Chapter 9: The Cost: How Much Would it Take to Provide Affordability and Improved Quality?
Currently, the child care subsidy program does not cover many families in need of financial help. In addition, the 1996 welfare reform added more low-income families to the workforce who need child care. Helburn & Bergmann present three national strategies to address this growing problem. The plans increase in magnitude and cost, and would be funded by the federal government and administered by the states.
- An “interim” plan that covers all families eligible for the present subsidy system.
- The Child Care Development Fund (CCDF) currently serves a small portion of eligible children. This plan would expand funding and coverage to provide subsidies to all low-income families.

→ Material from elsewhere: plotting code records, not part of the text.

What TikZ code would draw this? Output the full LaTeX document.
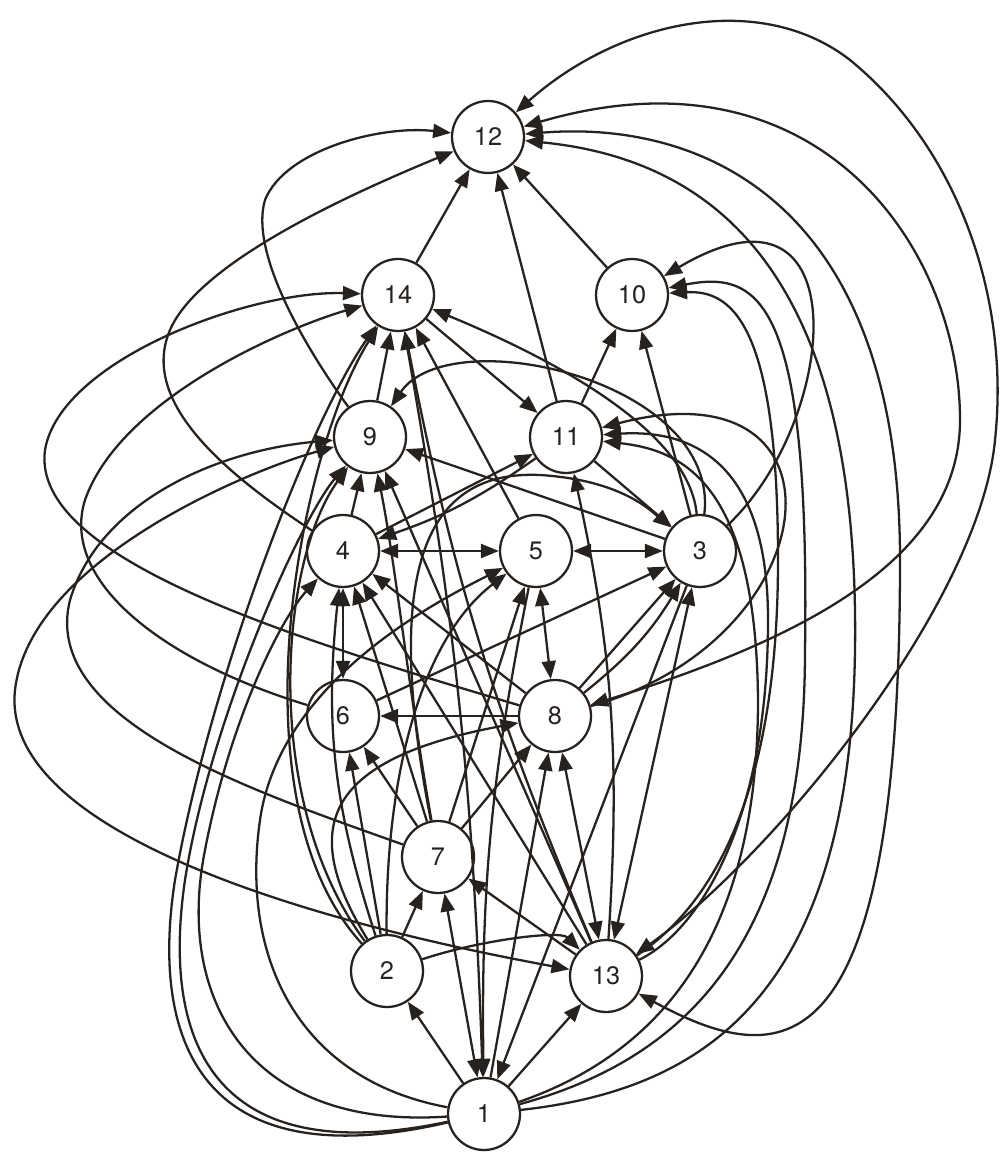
\documentclass[tikz,border=0pt]{standalone}
\usepackage{fontspec}
\setsansfont{TeX Gyre Heros}
\usetikzlibrary{arrows.meta}
\definecolor{inkGrey}{RGB}{40,34,30}
\begin{document}
\begin{tikzpicture}[x=0.02cm,y=-0.02cm,
  vtx/.style={circle,draw=inkGrey,fill=none,line width=1.3pt,minimum size=1.44cm,inner sep=0pt,
              font=\sffamily\Large,text=inkGrey},
  arc/.style={draw=inkGrey,line width=1.3pt,-{Triangle[length=3.6mm,width=2.8mm]}},
  both/.style={draw=inkGrey,line width=1.3pt,{Triangle[length=3.6mm,width=2.8mm]}-{Triangle[length=3.6mm,width=2.8mm]}}]
\useasboundingbox[fill=white] (0,0) rectangle (1006,1168);
\foreach \n/\x/\y in {12/488/137,14/398/295,10/632/295,9/370/437,11/566/437,4/343/551,5/536/551,
  3/700/551,6/343/716,8/555/716,7/438/857,2/387/971,13/606/976,1/484/1114}
  \node[vtx] (n\n) at (\x,\y) {\n};
\foreach \a/\b in {14/12,10/12,11/12,11/10,3/10,9/14,4/9,8/6,1/2,2/7,1/8,1/13,13/7,7/6,2/6,
  11/3,3/9,4/11,5/14,13/9,13/4,7/4,7/5,7/8,6/3,8/4,8/3,3/1,14/11}
  \draw[arc] (n\a) -- (n\b);
\foreach \a/\b in {4/5,5/3,4/6,5/8,8/13,1/7,3/13}
  \draw[both] (n\a) -- (n\b);
\draw[arc] (n11) to[bend left=8] (n4);
\draw[arc] (n13) to[bend right=8] (n11);
\draw[arc] (n13) to[bend left=6] (n14);
\draw[both] (n1) to[bend right=4] (n14);
\draw[arc] (n5) to[bend right=6] (n1);
\draw[arc] (n8) to[bend right=10] (n3);
\draw[arc] (n2) to[bend left=12] (n4);
\draw[arc] (n2) .. controls (260,800) and (280,560) .. (n9);
\draw[arc] (n2) .. controls (230,800) and (300,450) .. (n14);
\draw[arc] (n2) .. controls (385,780) and (420,640) .. (n5);
\draw[arc] (n2) .. controls (300,830) and (320,760) .. (n8);
\draw[arc] (n2) .. controls (480,940) and (560,930) .. (n13);
\draw[arc] (n7) .. controls (410,700) and (395,560) .. (n9);
\draw[arc] (n7) .. controls (380,560) and (430,470) .. (540,475) .. controls (620,480) and (650,510) .. (n3);
\draw[arc] (n7) .. controls (250,790) and (40,720) .. (70,600) .. controls (100,500) and (220,450) .. (n9);
\draw[both] (n12) .. controls (620,20) and (760,-10) .. (850,60) .. controls (960,150) and (1010,300) .. (995,440)
  .. controls (980,600) and (780,850) .. (n13);
\draw[both] (n8) .. controls (800,640) and (960,560) .. (960,420) .. controls (960,250) and (820,40) .. (n12);
\draw[both] (n12) .. controls (700,120) and (900,200) .. (900,560) .. controls (900,1080) and (780,1070) .. (n13);
\draw[arc] (n1) .. controls (700,1090) and (850,1000) .. (855,650) .. controls (860,280) and (720,160) .. (n12);
\draw[arc] (n1) .. controls (680,1060) and (805,950) .. (805,650) .. controls (810,300) and (760,270) .. (n10);
\draw[arc] (n13) .. controls (720,900) and (778,780) .. (778,560) .. controls (778,320) and (730,290) .. (n10);
\draw[arc] (n13) .. controls (700,930) and (768,820) .. (768,620) .. controls (768,450) and (680,430) .. (n11);
\draw[arc] (n1) .. controls (640,1060) and (758,960) .. (758,700) .. controls (756,480) and (680,450) .. (n11);
\draw[arc] (n8) .. controls (830,640) and (860,360) .. (n11);
\draw[arc] (n3) .. controls (840,420) and (860,160) .. (n10);
\draw[arc] (n3) .. controls (720,380) and (450,320) .. (n9);
\draw[arc] (n3) .. controls (690,440) and (580,370) .. (n14);
\draw[arc] (n9) .. controls (300,340) and (250,250) .. (265,200) .. controls (285,150) and (380,125) .. (n12);
\draw[arc] (n4) .. controls (220,470) and (140,400) .. (170,330) .. controls (200,260) and (360,190) .. (n12);
\draw[arc] (n8) .. controls (300,640) and (30,560) .. (45,450) .. controls (60,360) and (250,290) .. (n14);
\draw[arc] (n6) .. controls (160,660) and (60,580) .. (85,500) .. controls (120,400) and (280,330) .. (n14);
\draw[both] (n13) .. controls (300,920) and (0,830) .. (15,690) .. controls (30,560) and (250,470) .. (n9);
\draw[arc] (n1) .. controls (200,1180) and (150,1040) .. (175,880) .. controls (210,680) and (310,420) .. (n14);
\draw[arc] (n1) .. controls (220,1170) and (160,1050) .. (185,880) .. controls (210,720) and (300,520) .. (n9);
\draw[arc] (n1) .. controls (250,1130) and (175,1000) .. (205,850) .. controls (230,720) and (280,620) .. (n4);
\draw[arc] (n1) .. controls (300,1080) and (240,960) .. (260,820) .. controls (280,680) and (440,600) .. (n5);
\end{tikzpicture}
\end{document}
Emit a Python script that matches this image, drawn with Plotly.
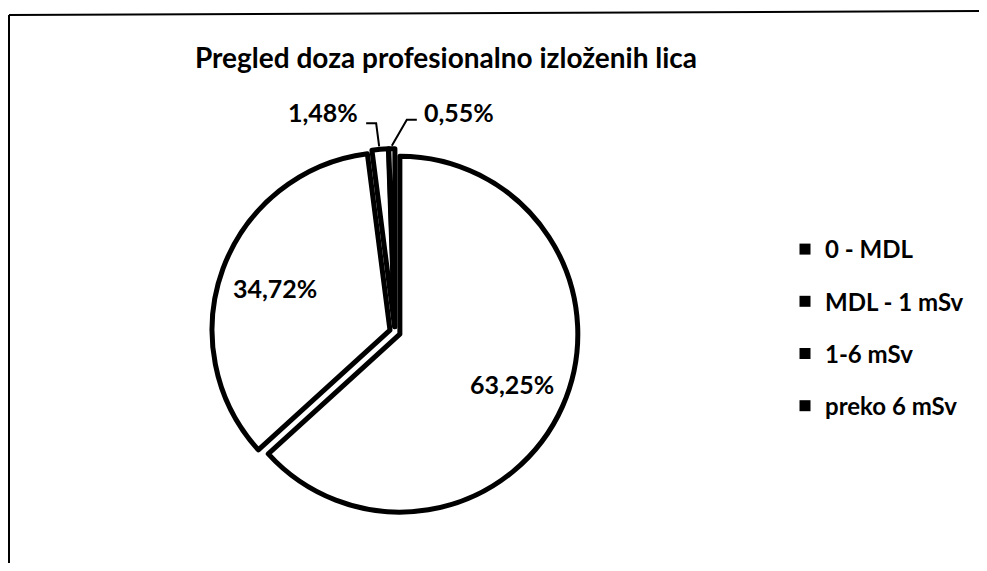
import math

import plotly.graph_objects as go

# Data
labels = ["0 - MDL", "MDL - 1 mSv", "1-6 mSv", "preko 6 mSv"]
values = [63.25, 34.72, 1.48, 0.55]
pct_text = [f"{v:.2f}%".replace(".", ",") for v in values]
small = [v < 5 for v in values]

# the page body adds an 8px margin, so the figure is 16px smaller than the window
W, H = 971, 555
PULL = 0.03
DOM_X = [0.2098, 0.5873]
DOM_Y = [0.0859, 0.7465]
FONT = "Lato"
BOLD = dict(family=FONT, color="black", weight="bold")


def to_paper(px, py):
    return px / W, 1 - py / H


fig = go.Figure()

fig.add_trace(go.Pie(
    labels=labels,
    values=values,
    textinfo="none",
    sort=False,
    direction="clockwise",
    rotation=0,
    pull=PULL,
    marker=dict(colors=["white"] * len(values),
                line=dict(color="black", width=5)),
    domain=dict(x=DOM_X, y=DOM_Y),
    showlegend=False,
    hoverinfo="label+percent",
))

# Legend: one black square per category
for i, lab in enumerate(labels):
    fig.add_trace(go.Scatter(
        x=[None], y=[None], mode="markers", name=lab,
        marker=dict(symbol="square", size=11, color="black"),
        legendgroup=f"g{i}",
    ))

# Percentage labels, placed from the slice angles (Excel "best fit" style)
r = min(W * (DOM_X[1] - DOM_X[0]), H * (DOM_Y[1] - DOM_Y[0])) / 2 / (1 + PULL)
cx_px = W * (DOM_X[0] + DOM_X[1]) / 2
cy_px = H * (1 - (DOM_Y[0] + DOM_Y[1]) / 2)
total = sum(values)

# leader geometry for thin slices: text offset and elbow points from the tip
leaders = {
    2: dict(text=(-57, -37), path=[(-14, -26), (-4, -26), (-1, -3)]),
    3: dict(text=(67, -37), path=[(25, -29), (15, -29), (0, -3)]),
}

cum = 0.0
for i, v in enumerate(values):
    mid = 2 * math.pi * (cum + v / 2) / total
    cum += v
    sx, sy = math.sin(mid), -math.cos(mid)
    if not small[i]:
        lx, ly = to_paper(cx_px + 0.72 * r * sx, cy_px + 0.72 * r * sy)
    else:
        tx = cx_px + r * (1 + PULL) * sx
        ty = cy_px + r * (1 + PULL) * sy
        ox, oy = leaders[i]["text"]
        lx, ly = to_paper(tx + ox, ty + oy)
        pts = [to_paper(tx + dx, ty + dy) for dx, dy in leaders[i]["path"]]
        path = "M " + " L ".join(f"{a},{b}" for a, b in pts)
        fig.add_shape(type="path", xref="paper", yref="paper", path=path,
                      line=dict(color="black", width=2))
    fig.add_annotation(x=lx, y=ly, xref="paper", yref="paper",
                       xanchor="center", yanchor="middle",
                       text=pct_text[i], showarrow=False,
                       font=dict(size=25, **BOLD))

# scanned page frame
fig.add_shape(type="line", xref="paper", yref="paper",
              x0=1 / W, x1=1.0, y0=1 - 7 / H, y1=1 - 3 / H,
              line=dict(color="black", width=2))
fig.add_shape(type="line", xref="paper", yref="paper",
              x0=1 / W, x1=1 / W, y0=0, y1=1 - 7 / H,
              line=dict(color="black", width=2))

fig.update_layout(
    width=W, height=H,
    margin=dict(l=0, r=0, t=0, b=0),
    paper_bgcolor="white",
    plot_bgcolor="white",
    title=dict(text="Pregled doza profesionalno izloženih lica",
               x=438 / W, xanchor="center", y=1 - 50 / H, yanchor="middle",
               font=dict(size=28, **BOLD)),
    xaxis=dict(visible=False),
    yaxis=dict(visible=False),
    legend=dict(x=777 / W, xanchor="left", y=1 - 219 / H, yanchor="top",
                tracegroupgap=18, bgcolor="rgba(0,0,0,0)",
                font=dict(size=24, **BOLD)),
)

fig.write_html("out.html")
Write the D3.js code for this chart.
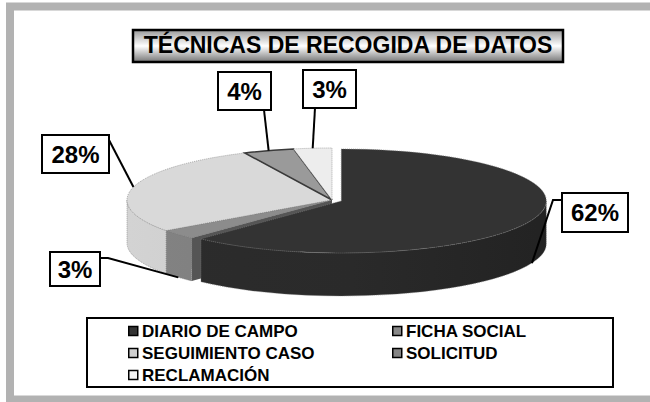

- Extend coverage from 2 million to 10 million children.
- Benefits would be graded: No “cliff effect” (pg. 214).
- Estimated cost (added to current spending): $12.6 billion.
- A plan that would provide affordable care to all American families, possibly including a free full-day pre-kindergarten program.
- Provide services to all lower-middle and middle-class families.
- Reimbursement rates increased with care quality and provider education.
- Estimated added cost: $26.4 billion.
- A plan that would offer high-quality, tuition-free care for all children, regardless of family income.
- Similar fee structure as previous plan (increased reimbursement rates for quality control) but will lack parent co-payments.
- Estimated added cost: $102.5 billion.
Quality control is necessary for all proposed plans. The authors suggest increased regulation and inspection by state agencies, public quality evaluations of providers, financial consulting to improve capital expansion, and incentives for investment in caregiver training, estimated to cost an additional $2.25 billion per year. Helburn & Bergmann suggest raising the money through taxes, borrowing, and decreasing funding for programs with little public benefits, such as agricultural programs. Possible allies include: public school administrators, teachers, and their unions; corporations; employers; and workers with young children.
The authors emphasize the need to reframe child care as a national need.
By investing in child care, the government saves money in the long term through improved labor productivity, reduced special education expenditures, decreased social assistance, and reduced criminal behavior. Furthermore, the quality of life will improve as children and families enjoy safer and more educational care, and could act as a vehicle for curing child poverty.